A fresh take on quantum computing recently earned Physics Ph.D. student Eric Switzer an industry prize at an annual symposium.
Switzer, advised by Pegasus Professor and UCF Trustee Chair Professor Talat S. Rahman, Ph.D., walked away with the IBM-Zerner Graduate Student Award at the Sanibel Symposium based on a poster he presented exploring the use of resonances in small molecule-based magnets, which could be used in the next generation of quantum computers.
Unlike traditional computers that rely on binary 1s and 0s, quantum computers have a far greater range of options. Switzer’s research demonstrated the theoretical possibility of using the resonance, which he and his collaborators call a “DJ resonance”, to enable and control entanglement in three-spin particle systems.
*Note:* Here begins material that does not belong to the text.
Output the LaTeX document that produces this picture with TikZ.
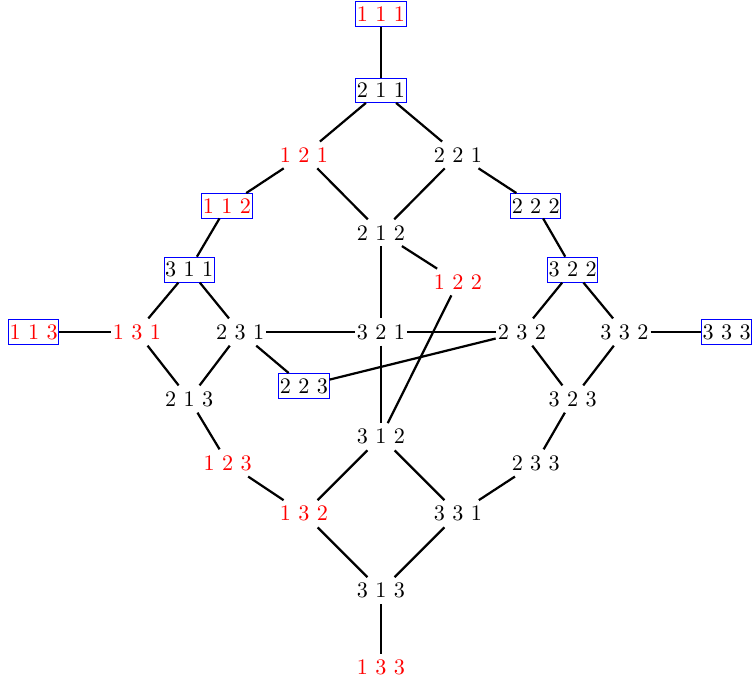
\documentclass[tikz,border=0pt]{standalone}
\usepackage[dvipsnames]{xcolor}

\begin{document}
\begin{tikzpicture}[-,x=1.22cm,y=1.22cm,line width=1pt,every node/.style={inner xsep=0.5pt,inner ysep=2.2pt},box node/.style={draw=blue,line width=0.4pt},red node/.style={text=red}]
            \useasboundingbox (-4.948,-4.571) rectangle (4.844,4.312);

            \node[box node,red node] (111) at (0,4.13) {1 1 1};
            \node[box node] (211) at (0,3.14) {2 1 1};
            \node[red node] (121) at (-1,2.30) {1 2 1};
            \node[] (221) at (1,2.30) {2 2 1};
            \node[box node,red node] (112) at (-2,1.64) {1 1 2};
            \node[box node] (222) at (2.01,1.64) {2 2 2};
            \node[] (212) at (0,1.29) {2 1 2};
            \node[red node] (122) at (1,0.65) {1 2 2};
            \node[box node] (311) at (-2.49,0.81) {3 1 1};
            \node[box node] (322) at (2.49,0.81) {3 2 2};

            \node[box node,red node] (113) at (-4.51,0) {1 1 3};
            \node[red node] (131) at (-3.17,0) {1 3 1};
            \node[] (231) at (-1.83,0) {2 3 1};
            \node[] (321) at (0,0) {3 2 1};
            \node[] (232) at (1.83,0) {2 3 2};
            \node[] (332) at (3.16,0) {3 3 2};
            \node[box node] (333) at (4.49,0) {3 3 3};

            \node[box node] (223) at (-1,-0.70) {2 2 3};
            \node[] (213) at (-2.49,-0.87) {2 1 3};
            \node[] (323) at (2.49,-0.87) {3 2 3};
            \node[] (312) at (0,-1.36) {3 1 2};
            \node[red node] (123) at (-1.99,-1.70) {1 2 3};
            \node[] (233) at (2.01,-1.70) {2 3 3};
            \node[red node] (132) at (-1,-2.36) {1 3 2};
            \node[] (331) at (1,-2.36) {3 3 1};
            \node[] (313) at (0,-3.36) {3 1 3};
            \node[red node] (133) at (0,-4.36) {1 3 3};

            \path[every node/.style={font=\small}]
                (111) edge (211)
                (211) edge (121)
                (211) edge (221)
                (121) edge (112)
                (121) edge (212)
                (221) edge (212)
                (221) edge (222)
                (212) edge (122)
                (212) edge (321)
                (112) edge (311)
                (222) edge (322)

                (311) edge (131)
                (311) edge (231)
                (322) edge (232)
                (322) edge (332)
                (113) edge (131)
                (332) edge (333)
                (231) edge (321)
                (321) edge (232)
                (231) edge (223)
                (223) edge (232)
                (122) edge (312)

                (131) edge (213)
                (231) edge (213)
                (232) edge (323)
                (332) edge (323)
                (321) edge (312)
                (213) edge (123)
                (323) edge (233)
                (312) edge (132)
                (312) edge (331)
                (123) edge (132)
                (233) edge (331)
                (132) edge (313)
                (331) edge (313)
                (313) edge (133)
                ;
        \end{tikzpicture}
\end{document}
The Sanibel Symposium, now in its 61st year, promotes collaboration and communication among experts in the fields of quantum chemistry and many-body quantum mechanics in molecular and materials physics.
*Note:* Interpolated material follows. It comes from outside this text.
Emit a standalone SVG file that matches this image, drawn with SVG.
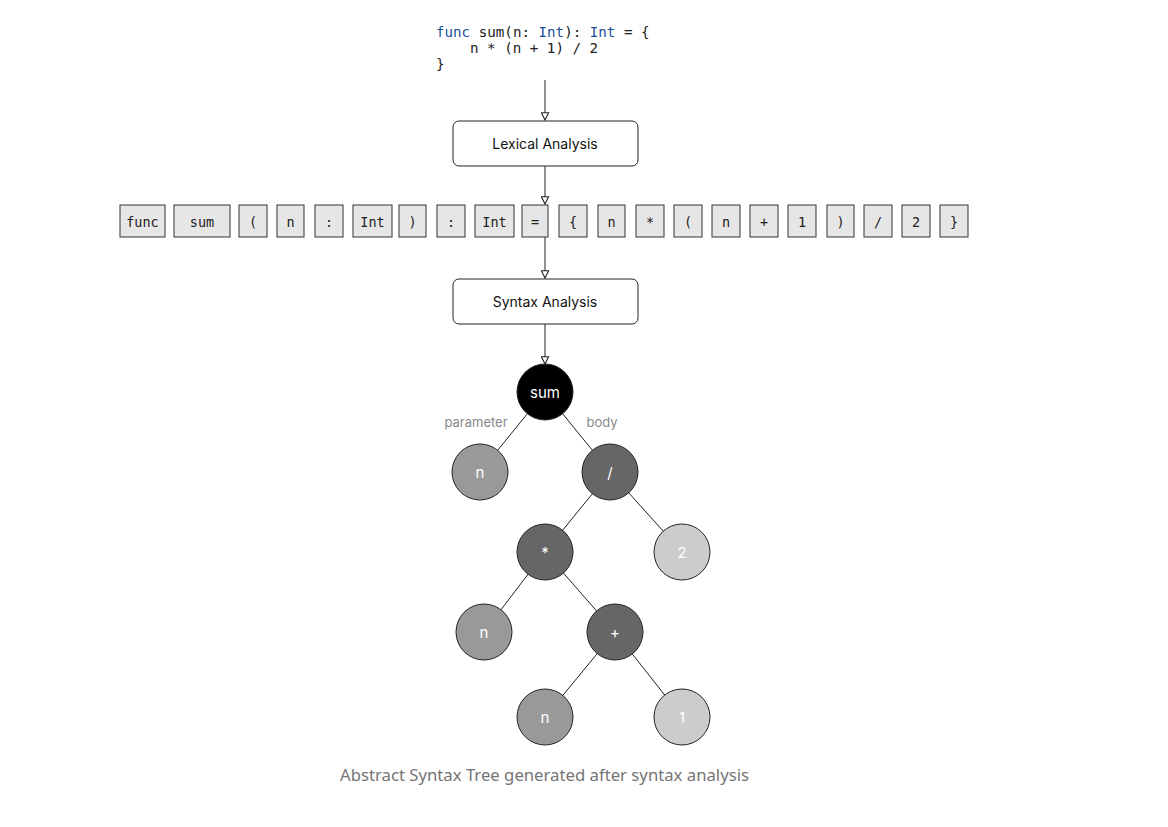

Switzer is excited to play a part in creating bigger and better quantum computers.
“We’re going to continue this research and explore how to take this from theoretical to physical,” he said.
This work is supported by the U.S. Department of Energy through an Energy Frontier Research Center grant awarded to the University of Florida; Rahman is one of the principal investigators on the project.